When the news finally managed to escape, inspite of an attempted blackout by the brutal regime of the killer militias in Easter of 1994, which had gone as far as assassinating their own President for having shown willingness for compromise, the troops of the liberation movement, the Rwanda Patriotic Front, led by Paul Kagame who has since become President of Rwanda, reportedly cried. They were battlehardened of course like few others but when confronted with the piles upon piles of bodies they found at road sides, in churches, in community centres or floating down rivers by their thousands their tears nevertheless broke from their eyes. We in Uganda at the time cried also, well, at least those with a shred of human decency in them and yet found the steely resolve to raise much needed support for the RPF to complete the liberation of Rwanda. Meanwhile did the UN Peace Keeping Force, instead of being strengthened and given an active mandate to prevent the wholesome slaughter, withdraw, leaving forever a stain on the organization and in particular one Koffi Annan, who was at the time in charge of this operation. The French contingent also withdrew under a cloud, suspected ever since of covertly backing the killer militias, as they left their ammunition dumps and material behind instead of destroying it, which prolonged the slaughter when the killers made use of it.
When eventually the militias were driven out of Rwanda, the masterminds and inciters themselves had fled to safety, or what they thought was safety. For years did the killer militias cause hit and run attacks across the border, from their hidehouts in Congo, where they felt safe until Rwanda, harshly critizised at the time by the very people who had overtly and covertly supported the previous regime, for violating international borders. Again, for the friends of the new Rwanda, that came not a day too soon and the results today speak volumes. There are times, not many admittedly, but there are when legalities have to give way to common sense and when what needs to be done has to be done.

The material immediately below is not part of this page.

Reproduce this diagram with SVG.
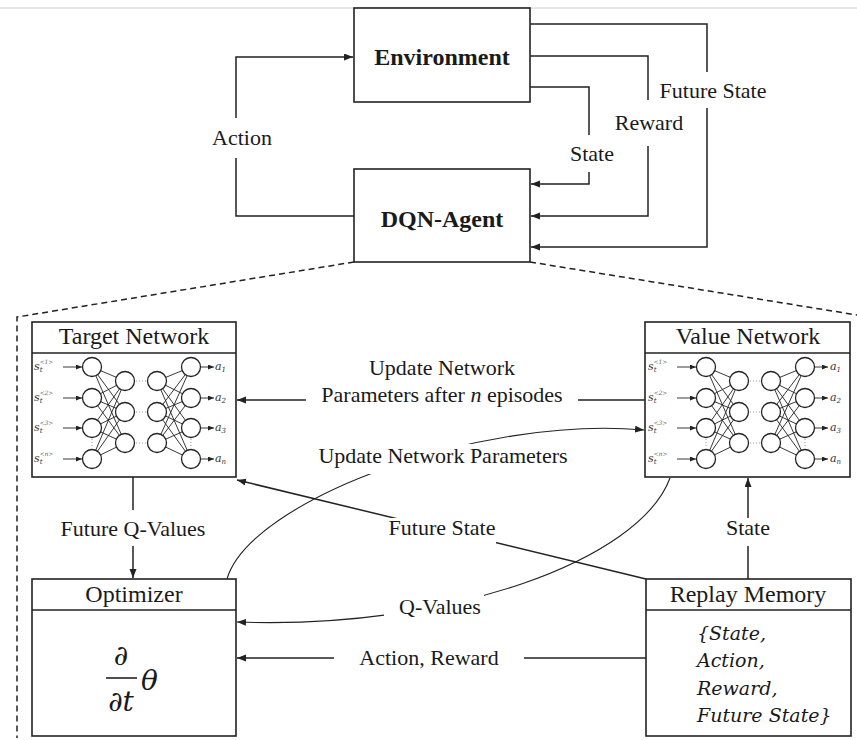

Since then have battlefield successes greatly reduced if not almost extinguished the ability of the erstwhile killers to launch any further meaningful military action, reducing that threat almost to naught while trial convictions have been achieved in Arusha where the International Tribunal on Rwanda sits and to where a number of key suspects have been extradited. Most notably have several genocide masterminds since been extradited to Rwanda outright, to stand trial, not abroad but at home where they caused mass murder on a hideous scale as to rival the Pol Pots of Cambodia or the purges of Stalin in those long gone days to get the justice they deserve, a life in prison with hard labour when convicted of their crimes.
Much has been said over the years, but this year, the coming of age with the 18th anniversary now ringing in, not all needs repeating.
What is evident is that the new Rwanda has risen from the ashes like a Phoenix, has created economic opportunities for all Rwandans and is shaping up into a new nation of equally news Rwandans, who have been able to reconcile, forgive, yet not forget what had happened in those 100 days of 1994.
Today, as on all occasions since 1994 when the calendar showed that date again and again, I offer my deepest thoughts and sympathy to my friends in Rwanda, as I stand with them and help to show the world what the new Rwanda is like, stands for and where it aims to be, in Africa and as a member of the global family of nations.
Let us work together, stand together and remember together and make sure that Never Again is not just a phrase but a lasting commitment under vigilant eyes, making sure that not one of those criminal ideologies and ideas ever takes root or rears their ugly heads again.

IN MEMORIAM OF 800.000+ RWANDAN VICTIMS OF A WELL PLANNED GENOCIDE, AS THE WORLD STOOD BY AND WATCHED INSTEAD OF ACTING.